Sparklin’ Parkin for bonfire night

Posted by Gill Bland Thursday, 30th October 2014



Mr Bland, who is a Yorkshire-man by birth, first introduced me to Parkin. In Yorkshire parkin is a Bonfire Night tradition and I can see why. The best way to describe it to those of us more southerly born is that it’s a really dense ginger cake. It is warming and sweet but the addition of oats and treacle create a depth of flavour and density of texture that is perfect for keeping the cold at bay on a cold November night. It’s also sturdy enough to be wrapped up and shoved in a coat pocket for the walk home!


Ideally parkin is made a few days (or even a week) before you want to eat it, as it matures excellently. However, it is still very good eaten fresh out of the oven, especially if drenched in custard. I am told that is also good eaten with a nice sharp cheese such as Wensleydale so I suppose I’ll just have to try that out and report back.


I have given the option to sub-in oat granola for some of the porridgr oats as I like the extra texture it gives.

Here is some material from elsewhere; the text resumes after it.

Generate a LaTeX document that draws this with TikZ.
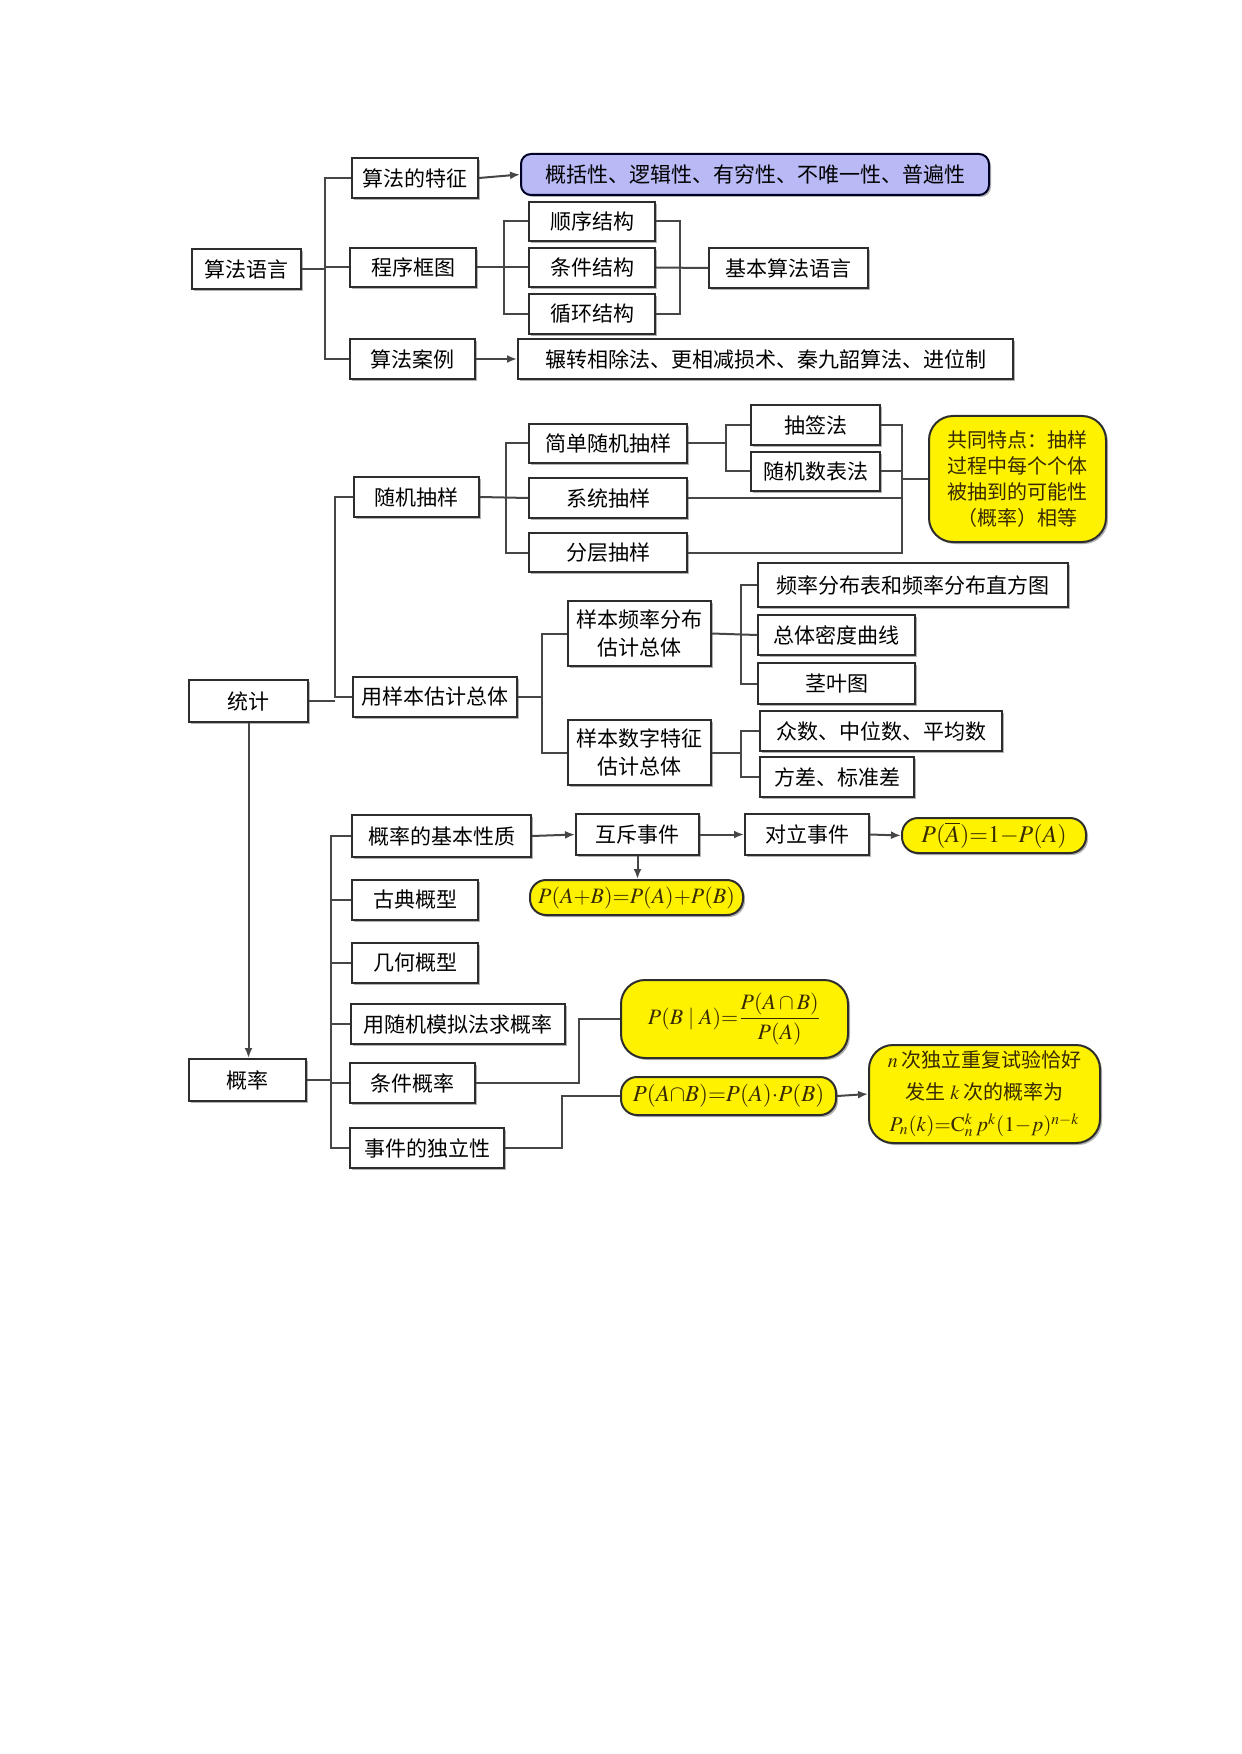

If you do that you need to bring the sugar down a little as noted in the recipe below. 


Bonfire Cake 



  • 225g porridge oats OR 175g porridge oats & 50g oat granola
  • 1 tsp baking powder
  • 3 tsp ground ginger (Some people like to ½ tsp cinnamon or if you like it fiery you could also add chopped stem ginger)
  • 225g plain flour
  • 225g soft dark brown sugar OR 200g if using granola
  • 170g black treacle
  • 60g golden syrup
  • 120g butter
  • 1 large free range egg
  • 250ml milk



  1. Preheat the oven to 170c (160c fan)
  2. Grease and line a large loaf tin – the  2lb kind
  3. Measure the treacle, butter and sugar into a saucepan and heat gently until melted
  4. While this is happening, sieve the flour, baking powder, and ginger into a large bowl
  5. Stir the oats and granola into the flour
  6. One the treacle mixture is melted add it to the flour and oats and mix together well. It might be quite stiff
  7. Add the egg and milk and stir well again
  8. Pour into a tine and bake at 170c for 30mins, then turn down to 150c for another 30mins
  9. Use a skewer to check it’s cooked. Wrap in brown paper and leave in an airtight tin to mature for a few days.